Catona Climate is Supporting Microsoft’s Climate Goals
with 350,000 Tonnes of Carbon Removal
Mar 15, 2024, 4:55pm PDT • NEWS
We recently announced, Microsoft has agreed to purchase 350,000 tonnes of carbon removal credits from an award-winning agroforestry project in Kenya.
The Lake Victoria Watershed Agroforestry Project partners with 15,000 local smallholder farmers to develop Forest Gardens — multi-tiered agroforestry systems of trees, shrubs, and crops — on their land. It’s a way to replace unsustainable farming practices and restore nature, fight soil degradation, and halt biodiversity loss while sequestering carbon in the soil and trees.
The Kenyan Forest Garden project, which we designed and manage in close collaboration with our partner Trees for the Future, is an example of what Microsoft described in its most recent report on Carbon Removal as “carbon removal techniques which fit within smaller-scale circular economy principles. Chief among these might be agroforestry, which delivers both increased carbon sequestration and, in many contexts, enhanced agricultural output.”
The project is a perfect example of such dual local/global impact: farmers receive training and equipment to improve their land and maximize their yields, and they benefit from steady income and enhanced food security. At the same time, these practices greatly increase carbon sequestration. We’ve seen up close the difference this project is making for both the climate, and for local communities.
“Agroforestry is a particularly promising area for extensive carbon and environmental justice benefits, " Microsoft added in its Carbon Removal report. “By its nature, agroforestry often means engaging deeply with local communities and we look forward to more projects in this space.”
We couldn’t agree more.
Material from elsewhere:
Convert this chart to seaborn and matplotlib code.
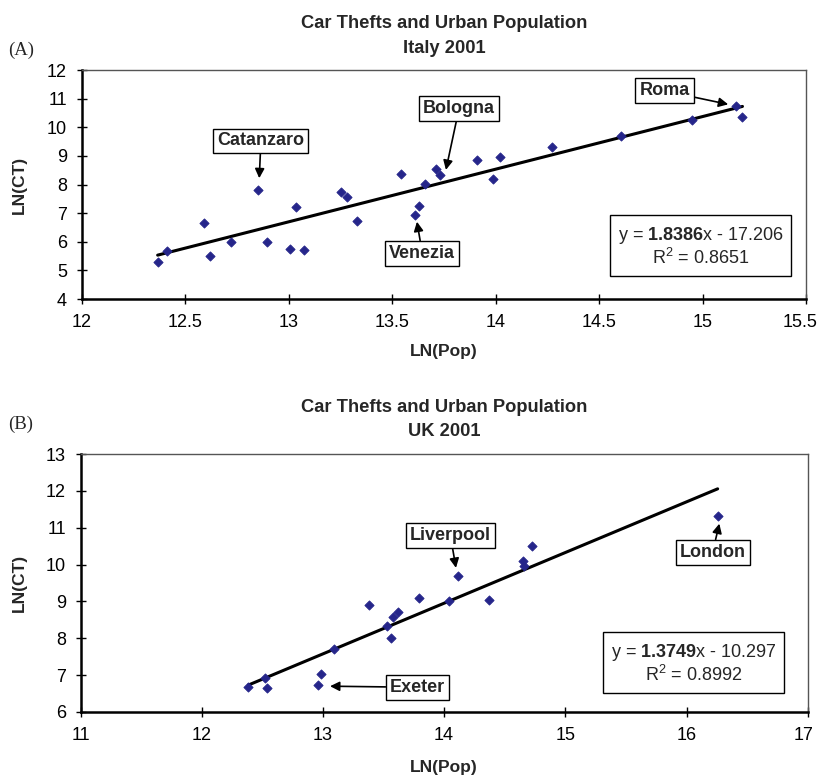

Purchases like the one Microsoft is making in the Lake Victoria project not only means more carbon dioxide removed from our air, it means significant benefits for local communities and ecosystems. This collaboration shows that when like-minded stakeholders come together to align on project quality and impact, big climate goals can become real climate action — and a sustainable future becomes possible.
That’s important because there is no path to meeting Paris Agreement targets that doesn’t involve carbon removals. Our job is to source, vet, design, finance, monitor and measure the projects that will allow companies to achieve their climate goals. And through this purchase, we’re proudly supporting Microsoft’s efforts to reach net zero the right way: reduce emissions as much as possible, and compensate for those that remain (for now) unavoidable by supporting high-impact carbon removal projects — including nature-based solutions where impact goes beyond climate and benefits local communities and ecosystems as well.
That’s the kind of approach we’re purpose-built to support — helping dedicated organizations like Microsoft achieve their goals, so we can all look forward to a sustainable future.